Stat. § 973.09(4) provides as follows:
(4) The court may also require as a condition of probation that the probationer be confined during such period of the term of probation as the court prescribes, but not to exceed one year. The court may grant the privilege of leaving the county jail, Huber facility or tribal jail during the hours or periods of employment or other activity under s. 303.08 (1) (a) to (e) while confined under this subsection. The court may specify the necessary and reasonable hours or periods during which the probationer may leave the jail, Huber facility or tribal jail or the court may delegate that authority to the sheriff. In those counties without a Huber facility under s. 303.09 or an agreement under s. 302.445, the probationer shall be confined in the county jail. In those counties with a Huber facility under s. 303.09, the sheriff shall determine whether confinement under this subsection is to be in that facility or in the county jail. The sheriff may transfer persons confined under this subsection between a Huber facility and the county jail. In those counties with an agreement under s. 302.445, the sheriff shall determine whether confinement under this subsection is to be in the tribal jail or the county jail, unless otherwise provided under the agreement.
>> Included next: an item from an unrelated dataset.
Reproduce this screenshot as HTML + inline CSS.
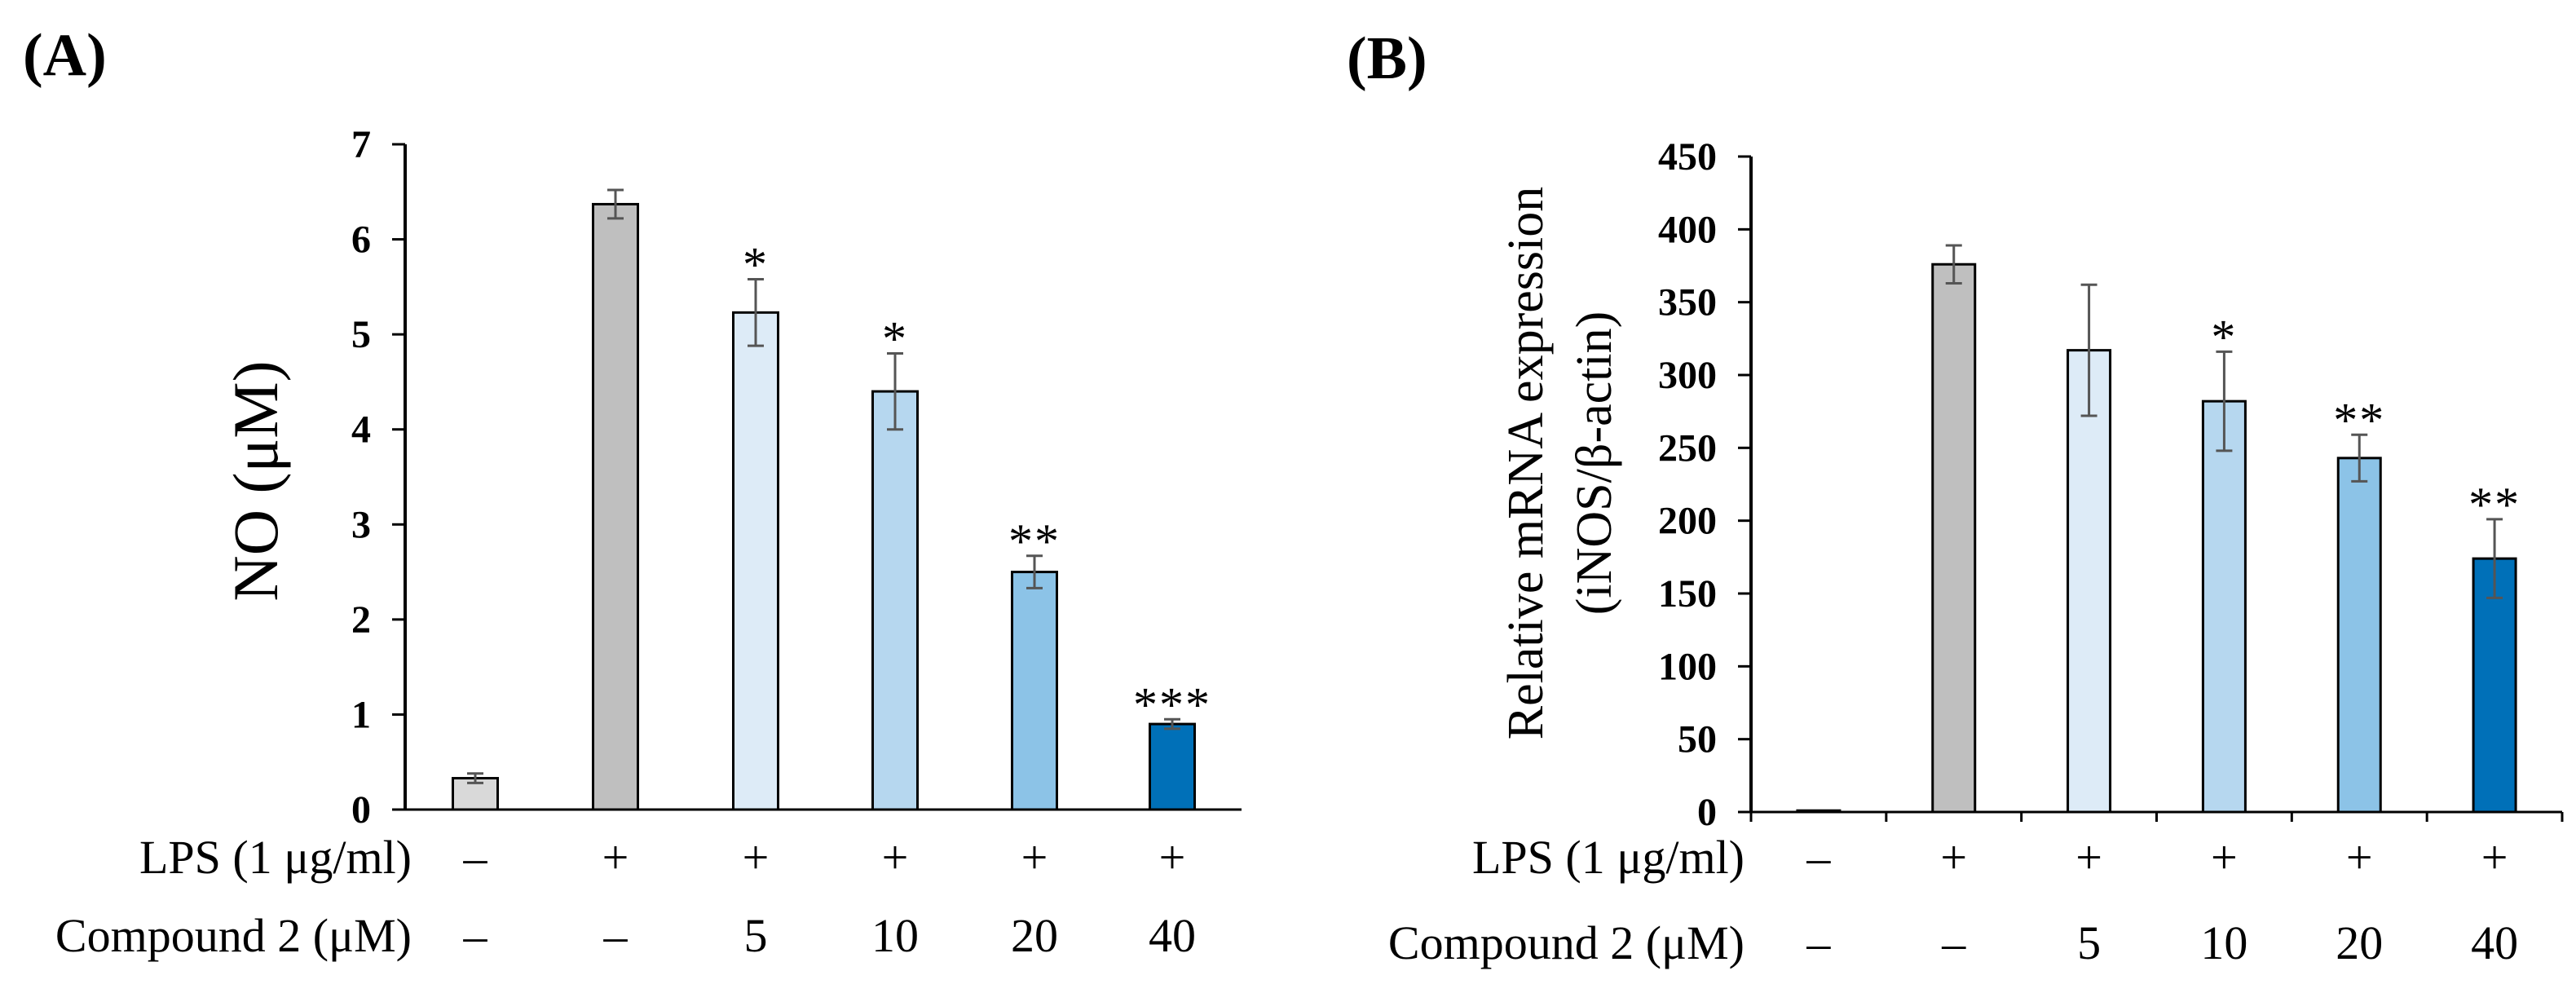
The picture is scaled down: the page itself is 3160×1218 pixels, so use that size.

In those counties, the sheriff may transfer persons confined under this subsection between a tribal jail and a county jail, unless otherwise provided under the agreement. While subject to this subsection, the probationer is subject to s. 303.08 (1), (3) to (6), (8) to (12) and (14), all the rules of the county jail, Huber facility or tribal jail and the discipline of the sheriff.
[3] Wis.
Stat. § 303.08(1) provides as follows:
303.08 "Huber
Law"; employment of county jail prisoners. (1) Any person sentenced to a county jail
for crime, nonpayment of a fine or forfeiture, or contempt of court, may be
granted the privilege of leaving the jail during necessary and reasonable hours
for any of the following purposes:
(a)
Seeking employment or engaging in employment training;
(b)
Working at employment;
(bn)
Performing community service work under s. 973.03;
(c)
Conducting any self‑employed occupation including housekeeping and
attending the needs of the person's family;
(d)
Attendance at an educational institution; or
(e) Medical treatment.
[4] The trial court never specifically asked Ogden or her attorney whether there were relatives or friends who could care for the child. Nor did the court explore any possible child care alternatives. At one point Ogden's attorney did assert: "[T]he father would be working basically at a minimum wage job during the day. There would not be money available to provide day care outside the home and there is no one else besides the mother to take care of the child." This statement, however, was not in response to any specific questioning by the judge, and neither the judge nor Ogden's attorney expounded on Ogden's inability to obtain help in caring for her child.